日本ペンクラブ会長、公貸権導入に慎重か?
日本図書館協会と日本ペンクラブ両団体が公貸権を推進する共同声明を内密に検討していることについて、ペンクラブの理事会でペンクラブ会長の井上ひさし氏が「慎重であらねばと思う」と苦言を呈されたそうです。(Copy & Copyright Diary@JUGEM 2004.5.20付け記事より) 井上氏は遅筆堂文庫(山形県川西町)の開設、運営に関わるなど、作家の方の中でも図書館には縁の深い方なのでそのような発言に至ったのかもしれません。井上氏と図書館との関わりについては『本の運命』(井上ひさし著. 文藝春秋, 1997.4)に詳しく述べられています。
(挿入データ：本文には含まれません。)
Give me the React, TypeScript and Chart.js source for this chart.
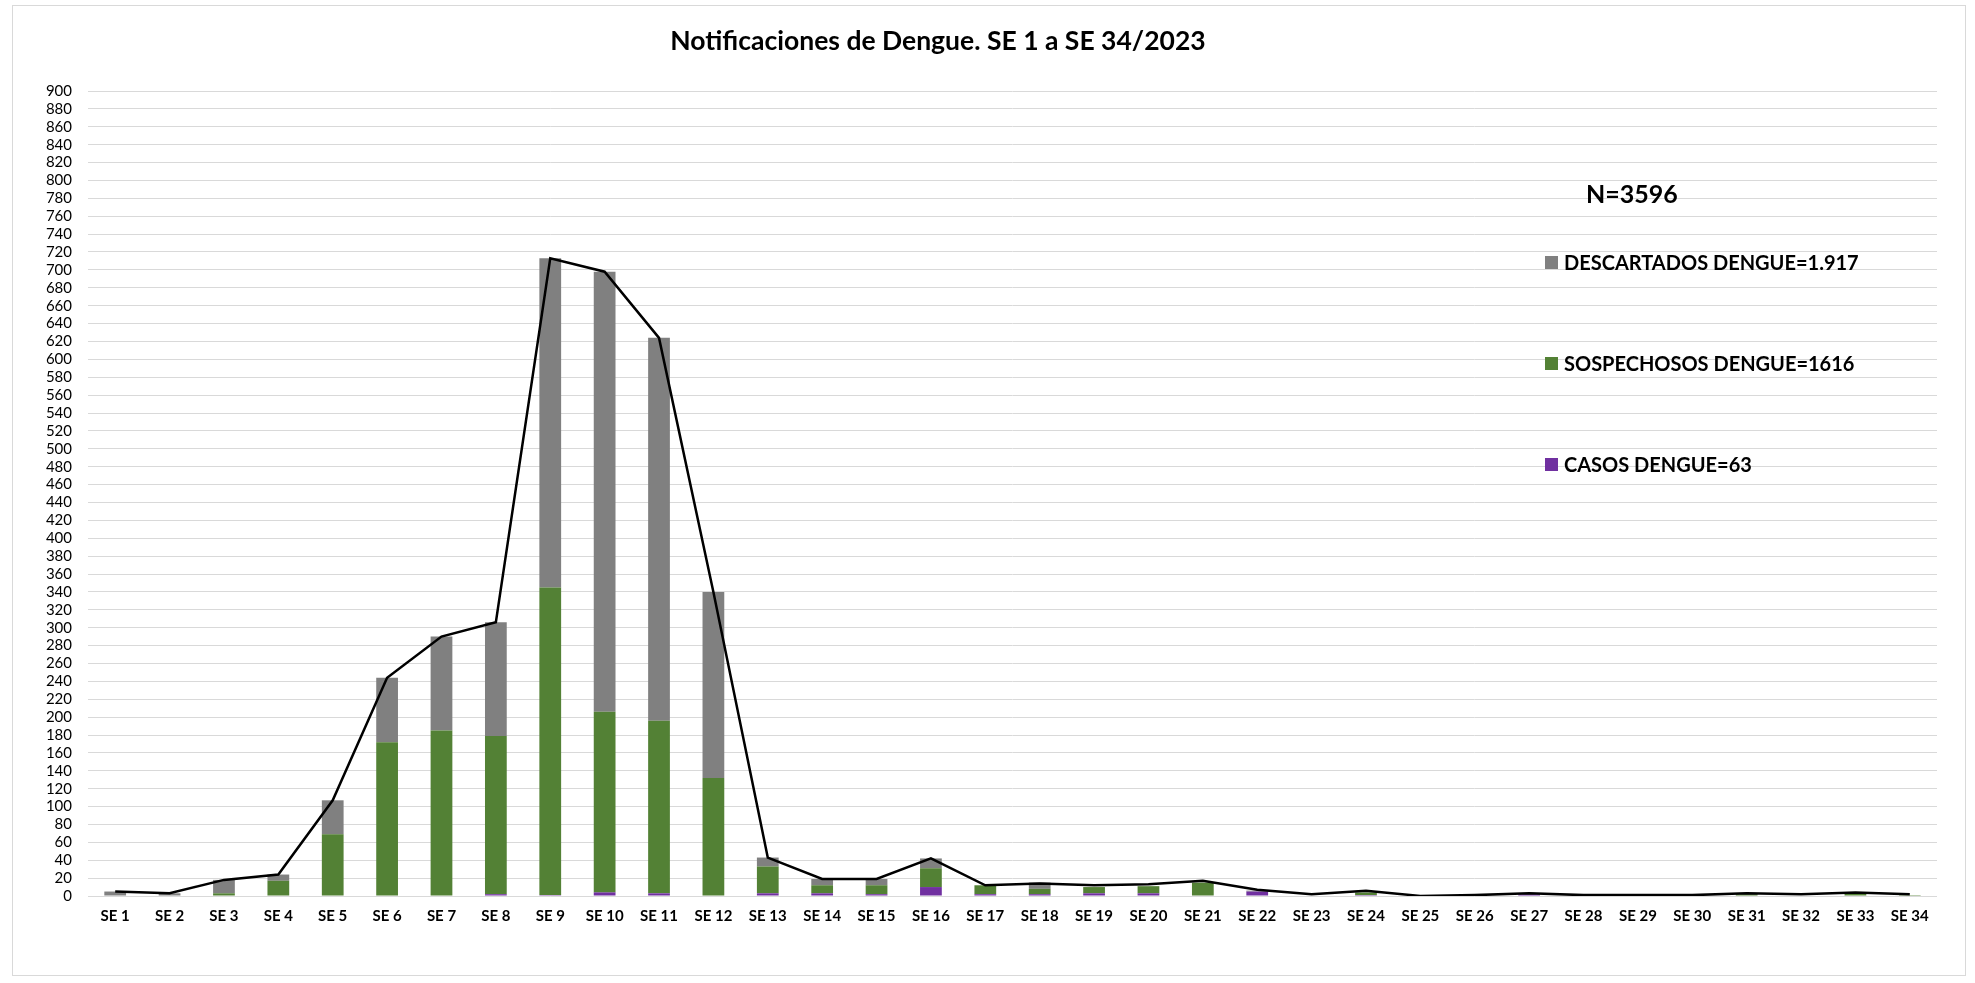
import React, { useEffect, useRef } from "react";
import { Chart, registerables } from "chart.js";

Chart.register(...registerables);

const categories = [
  "SE 1", "SE 2", "SE 3", "SE 4", "SE 5", "SE 6", "SE 7", "SE 8", "SE 9", "SE 10",
  "SE 11", "SE 12", "SE 13", "SE 14", "SE 15", "SE 16", "SE 17", "SE 18", "SE 19", "SE 20",
  "SE 21", "SE 22", "SE 23", "SE 24", "SE 25", "SE 26", "SE 27", "SE 28", "SE 29", "SE 30",
  "SE 31", "SE 32", "SE 33", "SE 34",
];

const casos = [
  0, 0, 0, 0, 0, 0, 0, 2, 1, 4,
  3, 0, 3, 3, 2, 10, 2, 2, 3, 3,
  0, 5, 0, 1, 0, 0, 2, 0, 0, 0,
  0, 0, 0, 0,
];

const sospechosos = [
  0, 0, 3, 17, 69, 172, 185, 177, 344, 202,
  193, 132, 30, 9, 10, 21, 10, 6, 7, 8,
  15, 0, 0, 3, 0, 0, 0, 0, 0, 0,
  2, 0, 3, 1,
];

const descartados = [
  5, 3, 15, 7, 38, 72, 105, 127, 368, 492,
  428, 208, 10, 7, 7, 11, 0, 7, 0, 0,
  0, 1, 0, 0, 0, 0, 0, 0, 0, 0,
  0, 0, 0, 0,
];

const totalNotificaciones = [
  5, 3, 18, 24, 107, 244, 290, 306, 713, 698,
  624, 340, 43, 19, 19, 42, 12, 14, 12, 13,
  17, 7, 2, 6, 0, 1, 3, 1, 1, 1,
  3, 2, 4, 2,
];

const yMin = 0;
const yMax = 900;
const yStep = 20;

const titleText = "Notificaciones de Dengue. SE 1 a SE 34/2023";
const totalText = "N=3596";
const legendItems = [
  { label: "DESCARTADOS DENGUE=1.917", color: "#808080" },
  { label: "SOSPECHOSOS DENGUE=1616", color: "#538135" },
  { label: "CASOS DENGUE=63", color: "#7030A0" },
];

const FONT = "Lato, 'Open Sans', 'Liberation Sans', sans-serif";

export default function App() {
  const canvasRef = useRef<HTMLCanvasElement | null>(null);

  useEffect(() => {
    const canvas = canvasRef.current;
    if (!canvas) return;
    Chart.defaults.font.family = FONT;
    const chart = new Chart(canvas, {
      type: "bar",
      data: {
        labels: categories,
        datasets: [
          {
            type: "line",
            label: "Total",
            data: totalNotificaciones,
            borderColor: "#000000",
            backgroundColor: "#000000",
            borderWidth: 2.5,
            pointRadius: 0,
            tension: 0,
            stack: "line",
            order: 0,
          },
          {
            type: "bar",
            label: "CASOS DENGUE",
            data: casos,
            backgroundColor: "#7030A0",
            stack: "bars",
            order: 1,
            barPercentage: 0.4,
            categoryPercentage: 1,
          },
          {
            type: "bar",
            label: "SOSPECHOSOS DENGUE",
            data: sospechosos,
            backgroundColor: "#538135",
            stack: "bars",
            order: 1,
            barPercentage: 0.4,
            categoryPercentage: 1,
          },
          {
            type: "bar",
            label: "DESCARTADOS DENGUE",
            data: descartados,
            backgroundColor: "#808080",
            stack: "bars",
            order: 1,
            barPercentage: 0.4,
            categoryPercentage: 1,
          },
        ],
      } as any,
      options: {
        responsive: false,
        animation: false,
        layout: { padding: { top: 91, right: 38, left: 0, bottom: 0 } },
        plugins: {
          legend: { display: false },
          title: { display: false },
          tooltip: { enabled: false },
        },
        scales: {
          x: {
            stacked: true,
            grid: { display: false, drawTicks: false },
            border: { display: false },
            ticks: {
              autoSkip: false,
              maxRotation: 0,
              padding: 11,
              color: "#000000",
              font: { family: FONT, size: 15, weight: "bold" },
            },
            afterFit: (scale: any) => {
              scale.height = 87;
            },
          },
          y: {
            stacked: true,
            min: yMin,
            max: yMax,
            grid: { color: "#d9d9d9", lineWidth: 1, drawTicks: false },
            border: { display: false },
            ticks: {
              stepSize: yStep,
              autoSkip: false,
              padding: 16,
              color: "#000000",
              font: { family: FONT, size: 15 },
            },
            afterFit: (scale: any) => {
              scale.width = 88;
            },
          },
        },
      } as any,
    });
    return () => chart.destroy();
  }, []);

  return (
    <div style={{ position: "absolute", left: 0, top: 0, width: 1975, height: 983, background: "#ffffff", overflow: "hidden" }}>
      <div
        style={{
          position: "absolute",
          left: 12,
          top: 5,
          width: 1954,
          height: 971,
          border: "1px solid #d9d9d9",
          boxSizing: "border-box",
        }}
      />
      <canvas ref={canvasRef} width={1975} height={983} style={{ position: "absolute", left: 0, top: 0 }} />
      <div
        style={{
          position: "absolute",
          left: 0,
          width: 1876,
          top: 23,
          textAlign: "center",
          fontFamily: FONT,
          fontWeight: 700,
          fontSize: 26.5,
          lineHeight: "34px",
          color: "#000",
        }}
      >
        {titleText}
      </div>
      <div
        style={{
          position: "absolute",
          left: 1586,
          top: 176,
          fontFamily: FONT,
          fontWeight: 700,
          fontSize: 25,
          lineHeight: "34px",
          color: "#000",
        }}
      >
        {totalText}
      </div>
      {legendItems.map((item, i) => (
        <div
          key={item.label}
          style={{
            position: "absolute",
            left: 1545,
            top: 250 + i * 101,
            height: 24,
            display: "flex",
            alignItems: "center",
            fontFamily: FONT,
            fontWeight: 700,
            fontSize: 20,
            color: "#000",
            whiteSpace: "nowrap",
          }}
        >
          <span style={{ display: "inline-block", width: 13, height: 13, background: item.color, marginRight: 6 }} />
          <span>{item.label}</span>
        </div>
      ))}
    </div>
  );
}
大学の卒業研究の関係で井上氏の業績について少し調べたことがありましたが、テレビの構成作家、児童文学、演劇、小説、社会評論から、果てはゴシップの主役まで相当に幅広い分野での活動や発言を繰り広げられていることに非常にわくわくしながら調査を進めたのを覚えています。特にコメの輸入問題に関する政府批判など実に楽しいものがありました。
今はまぎれもなく大家のお一人であり、立場上発言なども限られてしまう面があるのかもしれません。しかし今回の発言を知って、氏の本質には揺るぎがないことを確信しました。ペンクラブの幹部の中でどれくらい賛同する方がいるかは不明ですが、図書館に関わる者としては公貸権導入推進の急速な動きに少しでも歯止めがかかってくれればと願っています。